◆ SUPPLIED RECORDS:

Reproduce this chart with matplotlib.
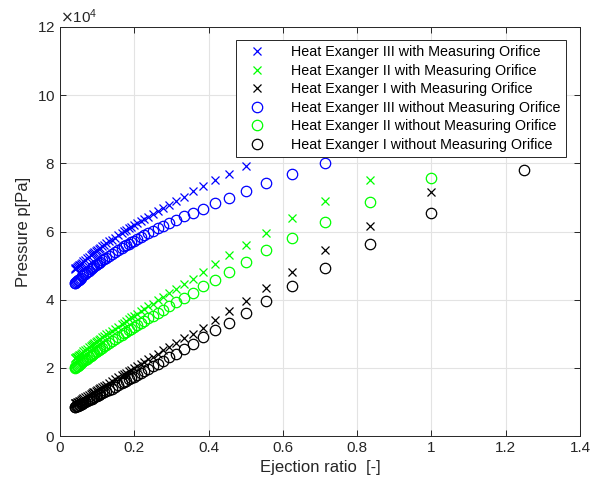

* * *

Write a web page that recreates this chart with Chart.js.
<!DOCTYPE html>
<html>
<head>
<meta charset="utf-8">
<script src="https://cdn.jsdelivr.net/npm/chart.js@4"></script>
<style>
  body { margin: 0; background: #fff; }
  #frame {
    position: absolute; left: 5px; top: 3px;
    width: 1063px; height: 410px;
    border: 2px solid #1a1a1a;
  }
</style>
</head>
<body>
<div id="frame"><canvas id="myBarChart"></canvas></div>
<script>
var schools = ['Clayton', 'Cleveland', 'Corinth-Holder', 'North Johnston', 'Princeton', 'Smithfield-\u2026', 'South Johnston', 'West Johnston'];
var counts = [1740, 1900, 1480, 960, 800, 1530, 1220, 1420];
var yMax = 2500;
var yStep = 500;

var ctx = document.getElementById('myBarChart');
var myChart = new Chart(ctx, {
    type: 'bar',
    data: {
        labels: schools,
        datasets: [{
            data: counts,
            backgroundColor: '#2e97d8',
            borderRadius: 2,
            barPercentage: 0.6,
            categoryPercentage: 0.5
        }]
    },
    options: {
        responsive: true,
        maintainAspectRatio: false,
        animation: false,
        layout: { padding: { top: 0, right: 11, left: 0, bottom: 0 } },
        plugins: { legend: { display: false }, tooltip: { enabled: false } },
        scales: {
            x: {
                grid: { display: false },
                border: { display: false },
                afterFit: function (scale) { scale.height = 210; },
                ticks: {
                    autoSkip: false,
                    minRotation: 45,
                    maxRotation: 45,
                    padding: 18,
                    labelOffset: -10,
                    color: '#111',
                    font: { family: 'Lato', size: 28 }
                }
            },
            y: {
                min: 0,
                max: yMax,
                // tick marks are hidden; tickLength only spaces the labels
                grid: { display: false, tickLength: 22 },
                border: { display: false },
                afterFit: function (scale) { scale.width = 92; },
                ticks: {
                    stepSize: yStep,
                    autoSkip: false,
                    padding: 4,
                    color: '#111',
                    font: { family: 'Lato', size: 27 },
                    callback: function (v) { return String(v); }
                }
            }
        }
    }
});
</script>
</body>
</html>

◆ INSTRUCTION: Which lines include "with"? Copy each of them out.

◆ SOLUTION FOR THIS PROBLEM:
Reproduce this chart with matplotlib.
Write a web page that recreates this chart with Chart.js.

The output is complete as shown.